Task to complete:
Begin with the first line of the material and copy each line word for word through the line that contains "import pandas as pd"; the pictures are left out.

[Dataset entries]

+ + + + + + +

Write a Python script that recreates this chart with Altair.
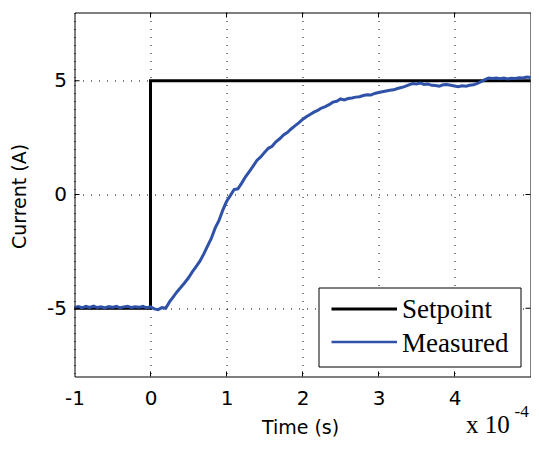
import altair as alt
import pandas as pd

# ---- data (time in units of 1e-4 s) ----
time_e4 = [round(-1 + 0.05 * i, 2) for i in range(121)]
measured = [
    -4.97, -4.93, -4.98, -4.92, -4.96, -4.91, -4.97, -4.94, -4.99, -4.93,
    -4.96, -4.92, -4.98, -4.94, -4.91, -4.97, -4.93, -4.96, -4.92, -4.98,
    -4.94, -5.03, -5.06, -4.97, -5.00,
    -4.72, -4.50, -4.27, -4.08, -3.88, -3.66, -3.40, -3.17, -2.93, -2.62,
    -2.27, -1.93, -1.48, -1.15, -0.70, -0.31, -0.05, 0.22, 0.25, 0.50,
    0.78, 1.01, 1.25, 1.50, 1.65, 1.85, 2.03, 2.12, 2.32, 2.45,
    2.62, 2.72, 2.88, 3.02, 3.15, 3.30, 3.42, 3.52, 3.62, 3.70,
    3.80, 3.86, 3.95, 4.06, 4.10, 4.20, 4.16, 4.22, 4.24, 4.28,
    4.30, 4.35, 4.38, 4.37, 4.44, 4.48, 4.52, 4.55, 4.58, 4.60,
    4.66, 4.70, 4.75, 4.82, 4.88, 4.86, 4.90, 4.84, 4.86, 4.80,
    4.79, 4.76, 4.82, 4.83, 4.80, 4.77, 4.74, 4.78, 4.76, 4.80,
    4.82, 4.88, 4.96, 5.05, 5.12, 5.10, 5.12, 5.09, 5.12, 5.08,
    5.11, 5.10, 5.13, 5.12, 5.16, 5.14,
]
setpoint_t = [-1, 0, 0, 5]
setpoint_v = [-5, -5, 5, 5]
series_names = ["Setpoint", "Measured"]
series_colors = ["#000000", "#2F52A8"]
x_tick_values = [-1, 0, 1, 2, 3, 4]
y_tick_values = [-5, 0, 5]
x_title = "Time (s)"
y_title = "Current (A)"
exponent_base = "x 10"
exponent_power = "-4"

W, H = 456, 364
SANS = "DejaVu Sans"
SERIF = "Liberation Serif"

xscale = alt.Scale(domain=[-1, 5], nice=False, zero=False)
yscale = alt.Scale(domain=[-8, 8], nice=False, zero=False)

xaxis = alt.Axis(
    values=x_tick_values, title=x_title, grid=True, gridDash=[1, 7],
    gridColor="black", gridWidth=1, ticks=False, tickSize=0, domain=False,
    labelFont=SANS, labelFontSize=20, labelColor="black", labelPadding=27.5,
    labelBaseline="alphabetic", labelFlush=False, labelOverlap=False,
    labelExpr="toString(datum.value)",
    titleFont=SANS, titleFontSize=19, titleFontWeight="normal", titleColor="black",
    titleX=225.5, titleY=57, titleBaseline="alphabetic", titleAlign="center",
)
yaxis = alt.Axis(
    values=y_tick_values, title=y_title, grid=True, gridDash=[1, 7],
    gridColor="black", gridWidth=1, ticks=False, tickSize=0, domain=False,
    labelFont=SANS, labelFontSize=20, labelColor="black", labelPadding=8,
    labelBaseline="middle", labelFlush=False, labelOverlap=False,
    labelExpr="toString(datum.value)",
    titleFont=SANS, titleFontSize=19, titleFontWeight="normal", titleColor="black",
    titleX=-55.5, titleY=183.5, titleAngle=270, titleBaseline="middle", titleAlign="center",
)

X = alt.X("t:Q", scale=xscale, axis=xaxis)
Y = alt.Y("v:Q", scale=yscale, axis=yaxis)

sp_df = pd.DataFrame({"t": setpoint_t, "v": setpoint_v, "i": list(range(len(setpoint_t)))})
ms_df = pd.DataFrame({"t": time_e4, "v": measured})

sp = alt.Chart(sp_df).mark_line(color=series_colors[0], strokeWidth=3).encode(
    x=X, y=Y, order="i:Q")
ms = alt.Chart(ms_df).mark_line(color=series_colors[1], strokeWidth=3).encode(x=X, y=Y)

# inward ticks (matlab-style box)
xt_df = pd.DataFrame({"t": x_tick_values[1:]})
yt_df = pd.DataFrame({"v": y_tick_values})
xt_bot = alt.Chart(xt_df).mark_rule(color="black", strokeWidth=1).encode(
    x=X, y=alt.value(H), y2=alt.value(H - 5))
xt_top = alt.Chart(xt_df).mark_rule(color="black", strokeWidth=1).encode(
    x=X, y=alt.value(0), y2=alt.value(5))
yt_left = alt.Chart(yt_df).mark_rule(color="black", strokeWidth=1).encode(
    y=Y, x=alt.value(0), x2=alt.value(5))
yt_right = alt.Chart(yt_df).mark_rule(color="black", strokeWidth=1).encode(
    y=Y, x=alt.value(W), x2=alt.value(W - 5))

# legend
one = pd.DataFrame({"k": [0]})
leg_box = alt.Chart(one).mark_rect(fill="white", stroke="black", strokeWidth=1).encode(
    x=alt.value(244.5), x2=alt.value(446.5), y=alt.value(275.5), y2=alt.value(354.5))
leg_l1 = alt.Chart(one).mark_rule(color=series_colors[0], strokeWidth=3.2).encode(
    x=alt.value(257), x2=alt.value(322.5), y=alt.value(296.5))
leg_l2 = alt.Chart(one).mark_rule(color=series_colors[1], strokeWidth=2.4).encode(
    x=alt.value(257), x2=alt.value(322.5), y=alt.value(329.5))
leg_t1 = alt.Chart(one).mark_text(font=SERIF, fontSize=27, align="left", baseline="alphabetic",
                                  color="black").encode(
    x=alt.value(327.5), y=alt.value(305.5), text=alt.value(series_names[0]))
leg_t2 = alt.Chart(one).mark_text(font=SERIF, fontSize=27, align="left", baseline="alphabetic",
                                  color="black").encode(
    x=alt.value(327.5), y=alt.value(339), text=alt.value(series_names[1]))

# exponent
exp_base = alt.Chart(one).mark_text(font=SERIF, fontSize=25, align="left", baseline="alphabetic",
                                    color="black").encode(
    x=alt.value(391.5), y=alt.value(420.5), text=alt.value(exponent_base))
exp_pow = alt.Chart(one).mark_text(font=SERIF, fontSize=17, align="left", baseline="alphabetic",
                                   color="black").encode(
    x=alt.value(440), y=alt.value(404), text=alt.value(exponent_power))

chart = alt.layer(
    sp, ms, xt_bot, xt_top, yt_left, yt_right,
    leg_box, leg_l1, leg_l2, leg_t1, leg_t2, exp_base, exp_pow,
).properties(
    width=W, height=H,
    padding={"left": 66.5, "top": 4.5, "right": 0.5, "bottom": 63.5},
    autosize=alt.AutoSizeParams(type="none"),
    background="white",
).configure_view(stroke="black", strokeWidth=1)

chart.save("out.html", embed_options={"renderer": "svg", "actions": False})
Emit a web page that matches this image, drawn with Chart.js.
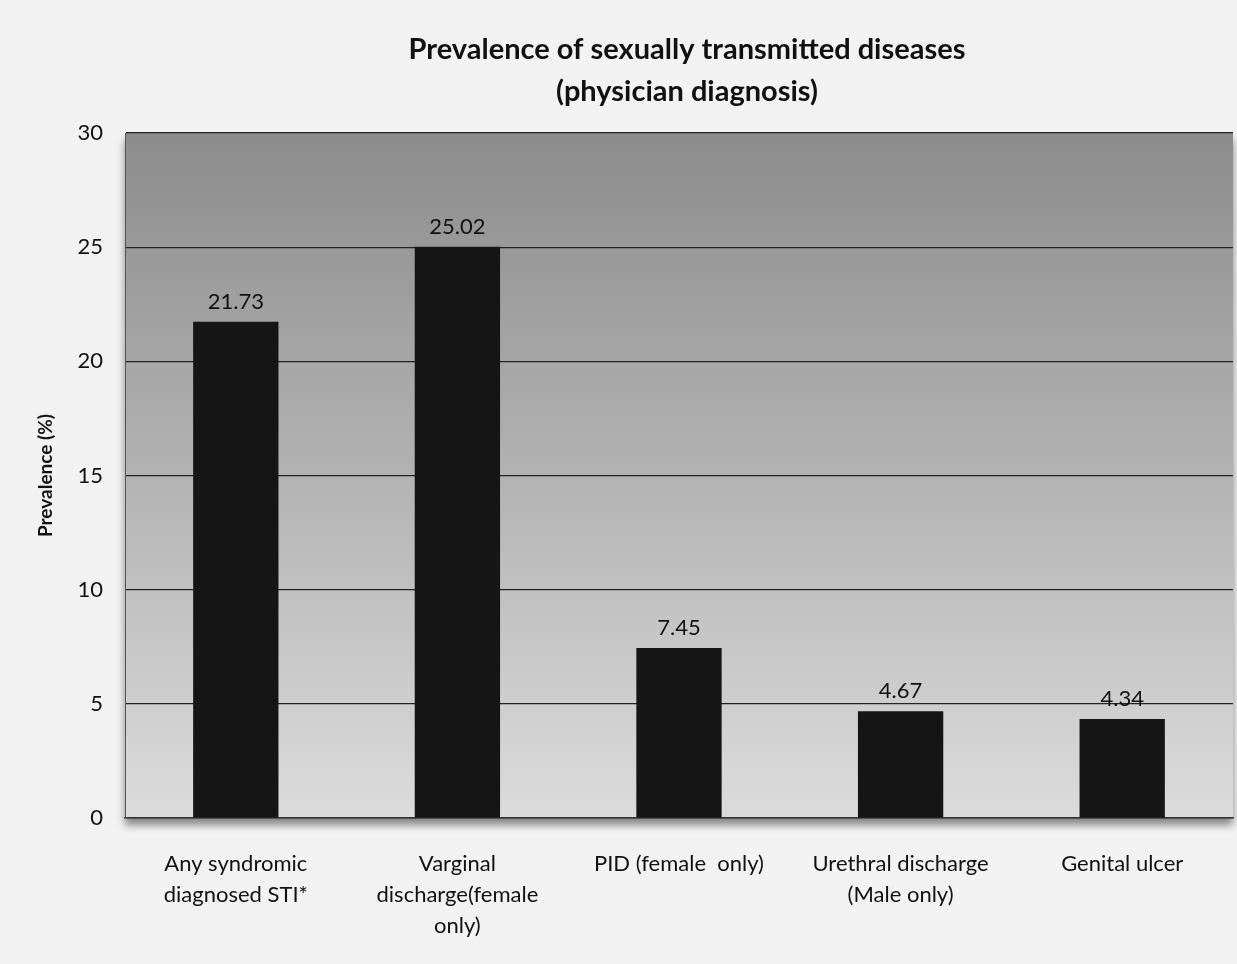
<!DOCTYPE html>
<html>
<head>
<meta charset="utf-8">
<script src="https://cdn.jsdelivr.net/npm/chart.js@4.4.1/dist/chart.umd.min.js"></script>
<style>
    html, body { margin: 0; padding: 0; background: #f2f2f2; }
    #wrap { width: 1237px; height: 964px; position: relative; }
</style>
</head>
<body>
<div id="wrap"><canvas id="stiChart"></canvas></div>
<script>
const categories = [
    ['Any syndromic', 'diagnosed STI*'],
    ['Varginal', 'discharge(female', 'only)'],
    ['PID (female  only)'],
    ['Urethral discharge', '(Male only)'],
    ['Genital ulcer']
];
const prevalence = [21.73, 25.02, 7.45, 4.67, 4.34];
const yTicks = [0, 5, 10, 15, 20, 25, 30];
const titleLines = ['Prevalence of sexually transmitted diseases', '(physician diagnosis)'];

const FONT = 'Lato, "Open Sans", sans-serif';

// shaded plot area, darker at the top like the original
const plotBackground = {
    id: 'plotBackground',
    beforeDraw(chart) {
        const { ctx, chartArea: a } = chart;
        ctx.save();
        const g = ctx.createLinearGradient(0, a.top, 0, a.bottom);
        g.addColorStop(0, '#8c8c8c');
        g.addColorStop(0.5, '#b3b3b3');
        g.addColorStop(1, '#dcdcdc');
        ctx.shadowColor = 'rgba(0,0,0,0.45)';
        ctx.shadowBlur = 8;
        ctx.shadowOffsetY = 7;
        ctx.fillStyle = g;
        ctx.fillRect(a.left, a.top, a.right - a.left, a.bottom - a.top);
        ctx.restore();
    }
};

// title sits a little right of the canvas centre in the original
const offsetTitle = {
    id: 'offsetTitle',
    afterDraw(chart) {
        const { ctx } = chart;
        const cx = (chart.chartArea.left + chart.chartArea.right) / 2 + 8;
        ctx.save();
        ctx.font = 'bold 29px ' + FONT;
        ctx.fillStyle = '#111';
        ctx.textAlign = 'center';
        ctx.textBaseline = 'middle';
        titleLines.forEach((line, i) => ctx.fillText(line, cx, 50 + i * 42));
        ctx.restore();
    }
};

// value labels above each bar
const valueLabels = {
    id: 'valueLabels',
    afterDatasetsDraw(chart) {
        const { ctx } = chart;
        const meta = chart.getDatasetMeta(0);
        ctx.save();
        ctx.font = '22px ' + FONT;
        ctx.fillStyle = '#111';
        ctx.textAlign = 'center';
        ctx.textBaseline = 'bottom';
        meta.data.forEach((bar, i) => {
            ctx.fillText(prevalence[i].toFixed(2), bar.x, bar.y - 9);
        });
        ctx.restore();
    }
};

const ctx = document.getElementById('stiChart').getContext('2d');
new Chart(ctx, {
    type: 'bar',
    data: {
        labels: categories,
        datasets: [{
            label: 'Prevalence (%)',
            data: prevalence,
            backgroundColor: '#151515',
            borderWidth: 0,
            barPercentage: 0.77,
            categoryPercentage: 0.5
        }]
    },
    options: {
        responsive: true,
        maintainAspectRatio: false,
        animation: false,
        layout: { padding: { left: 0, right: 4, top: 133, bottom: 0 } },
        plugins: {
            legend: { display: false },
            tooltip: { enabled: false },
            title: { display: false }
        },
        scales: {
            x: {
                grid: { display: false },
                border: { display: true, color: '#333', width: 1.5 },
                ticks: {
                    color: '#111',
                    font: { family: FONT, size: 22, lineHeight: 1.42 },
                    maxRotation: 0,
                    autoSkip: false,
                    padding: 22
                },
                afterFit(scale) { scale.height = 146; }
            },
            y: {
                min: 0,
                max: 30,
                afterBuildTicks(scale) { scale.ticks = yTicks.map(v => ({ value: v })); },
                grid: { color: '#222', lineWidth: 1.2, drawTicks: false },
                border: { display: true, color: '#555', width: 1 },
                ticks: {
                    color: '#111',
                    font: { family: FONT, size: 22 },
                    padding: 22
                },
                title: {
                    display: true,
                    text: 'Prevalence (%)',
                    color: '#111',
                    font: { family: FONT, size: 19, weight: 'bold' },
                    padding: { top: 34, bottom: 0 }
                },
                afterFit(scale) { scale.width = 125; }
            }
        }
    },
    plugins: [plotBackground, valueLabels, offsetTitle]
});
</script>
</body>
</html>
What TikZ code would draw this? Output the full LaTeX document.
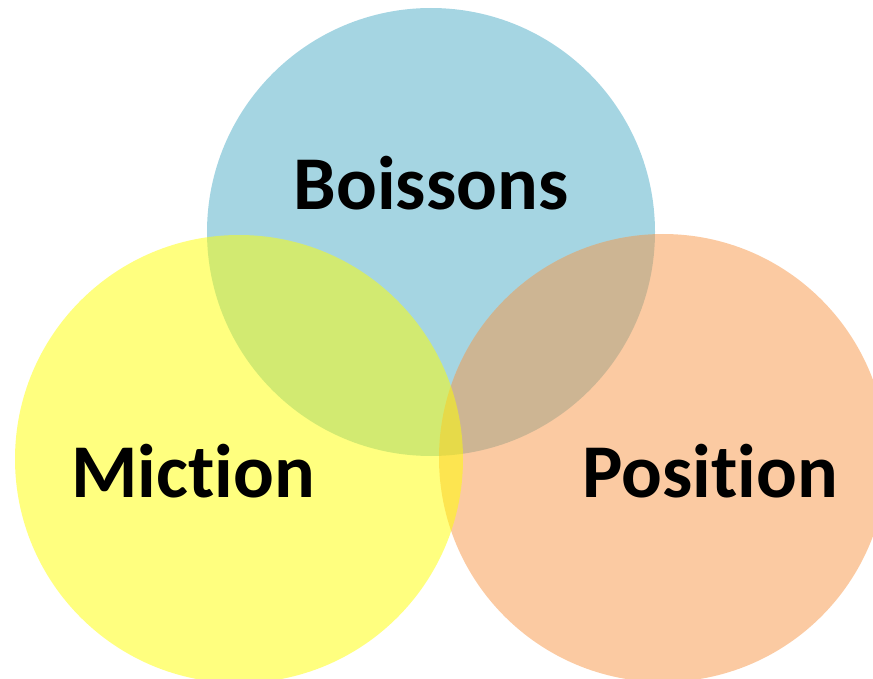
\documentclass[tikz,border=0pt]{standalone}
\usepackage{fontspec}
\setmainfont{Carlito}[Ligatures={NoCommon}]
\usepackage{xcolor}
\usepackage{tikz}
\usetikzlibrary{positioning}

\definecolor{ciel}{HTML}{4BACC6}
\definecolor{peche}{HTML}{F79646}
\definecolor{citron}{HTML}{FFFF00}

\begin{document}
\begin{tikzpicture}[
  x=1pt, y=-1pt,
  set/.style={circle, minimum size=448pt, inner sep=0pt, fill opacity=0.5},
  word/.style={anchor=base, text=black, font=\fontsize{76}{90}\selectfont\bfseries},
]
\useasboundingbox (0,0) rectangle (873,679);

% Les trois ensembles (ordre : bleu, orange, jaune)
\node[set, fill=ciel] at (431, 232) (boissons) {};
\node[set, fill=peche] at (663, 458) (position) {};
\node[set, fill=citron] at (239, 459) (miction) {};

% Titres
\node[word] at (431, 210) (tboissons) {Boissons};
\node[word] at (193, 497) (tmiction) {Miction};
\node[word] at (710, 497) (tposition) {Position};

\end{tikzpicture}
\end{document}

+ + + + + + +

Exercise solution:
Write a Python script that recreates this chart with Altair.
import altair as alt
import pandas as pd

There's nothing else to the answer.